Magars perform the Sorathi dance for about two weeks, beginning from Laxmi Puja during the Tihar festival and continuing until Thuli Ekadashi, usually in November. The dance takes place in open courtyards, often at the house of the village head, where community members gather to watch and participate.

The performance follows the narrative of Queen Sorathi and is accompanied by traditional musical instruments, rhythmic drumbeats, and songs that set the tone for each scene. Dancers wear colorful Magar costumes and ornaments, moving in graceful yet powerful patterns that reflect emotion, storytelling, and devotion. The coordination of dance, music, and song brings the story to life, blending celebration with cultural remembrance.

Although Sorathi originated among the Magars, it has become popular among other ethnic groups such as the Gurungs, Tharus, Darais, and [[Kumal people
|Kumals]]. In different regions, the dance is known by various names, including Nachanya, Karang Dance, Maruni, Nachari, and Pangdure. Each version carries slight differences in rhythm, movement, and style.

==History and mythology==
A long time ago, there lived a kind king named Jayasinge. Although he was good and just, he had no children. After marrying fourteen queens, he still remained childless even at the age of forty. The king performed many religious rituals and sacrifices, but none brought him a child. Saddened, he decided to give up his throne.

His wise minister, Sujan, then advised him to marry Princess Heamaiti of Baidame. She became his fifteenth queen, and soon they were blessed with a baby girl. The king was overjoyed and called a soothsayer named Jaishi to predict the child’s future. But Jaishi, bribed by the jealous queens, declared that the baby would bring misfortune to the king and the kingdom. Fearing disaster, the king was persuaded to abandon the newborn. He ordered a goldsmith to make a golden trunk, placed the baby inside, and had it floated down the river.

Downstream, two villagers named Malare and Kumale found the golden trunk while fishing. Inside was the beautiful baby girl. They divided their find—Malare took the trunk, and Kumale took the baby. Childless and kind, Kumale and his wife raised her with love and named her Sunrupa, meaning “golden-faced.”

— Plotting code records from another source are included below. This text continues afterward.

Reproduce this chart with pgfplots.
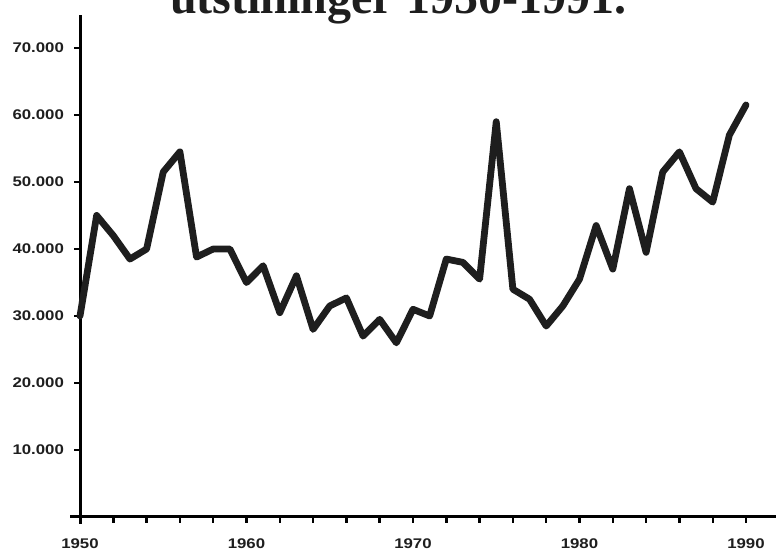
\documentclass[border=0pt]{standalone}
\usepackage{pgfplots}
\pgfplotsset{compat=1.18}
\usepackage{fontspec}
\setmainfont{Liberation Serif}
\newfontfamily\tickfont{Liberation Sans}[FakeStretch=1.2]
\definecolor{ink}{HTML}{1E1E1E}
\begin{document}
\begin{tikzpicture}
\begin{axis}[
  at={(40pt,17pt)}, anchor=south west,
  scale only axis,
  width=349.65pt, height=251.25pt,
  xmin=1950, xmax=1992, ymin=0, ymax=75000,
  axis x line=bottom, axis y line=left,
  axis line style={line width=1.5pt, -, black},
  x axis line style={shorten <=-5pt},
  y axis line style={shorten <=-3.5pt},
  xtick={1950,1960,1970,1980,1990},
  xticklabels={1950,1960,1970,1980,1990},
  minor xtick={1952,1954,...,1988},
  ytick={10000,20000,30000,40000,50000,60000,70000},
  yticklabels={10.000,20.000,30.000,40.000,50.000,60.000,70.000},
  tick align=outside,
  major tick length=3pt, minor tick length=3pt,
  every tick/.style={line width=1.2pt, black},
  ticklabel style={font=\tickfont\bfseries\fontsize{7}{8}\selectfont, text=ink},
  xticklabel style={yshift=-4.5pt},
  yticklabel style={xshift=-1.5pt},
  clip=false,
]
\addplot[ink, line width=3.4pt, line join=round, line cap=round] coordinates {
(1950,30000) (1951,45000) (1952,42000) (1953,38500) (1954,40000)
(1955,51500) (1956,54500) (1957,38800) (1958,40000) (1959,40000)
(1960,35000) (1961,37500) (1962,30500) (1963,36000) (1964,28000)
(1965,31500) (1966,32700) (1967,27000) (1968,29500) (1969,26000)
(1970,31000) (1971,30000) (1972,38500) (1973,38000) (1974,35500)
(1975,59000) (1976,34000) (1977,32500) (1978,28500) (1979,31500)
(1980,35500) (1981,43500) (1982,37000) (1983,49000) (1984,39500)
(1985,51500) (1986,54500) (1987,49000) (1988,47000) (1989,57000)
(1990,61500)
};
\end{axis}
\node[anchor=base, font=\bfseries\fontsize{24}{24}\selectfont, text=ink] at (199pt,268.5pt) {utstillinger 1950-1991.};
\pgfresetboundingbox
\path[use as bounding box] (0,0) rectangle (388pt,275.5pt);
\end{tikzpicture}
\end{document}
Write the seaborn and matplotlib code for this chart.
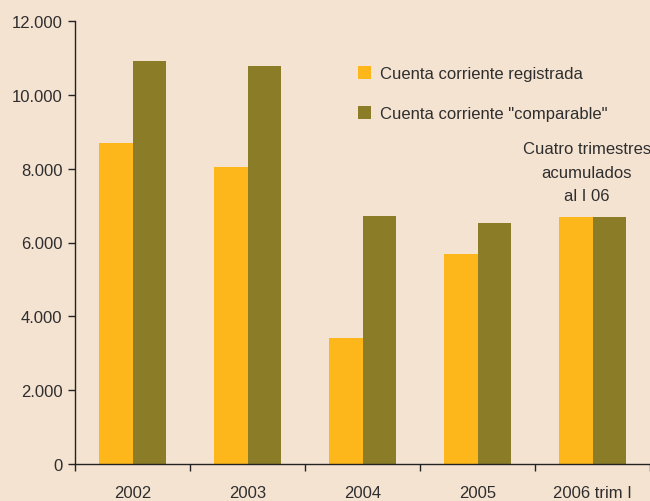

Sixteen years later, during a hunting trip, King Jayasinge met the grown-up Sunrupa and was struck by her beauty, not knowing she was his own daughter. When he tried to marry her, she stopped him, revealing the truth. Shocked, the king realized his mistake and joyfully welcomed his long-lost daughter, now known as Queen Sorathi, back to the palace. The deceitful soothsayer was punished and banished from the kingdom.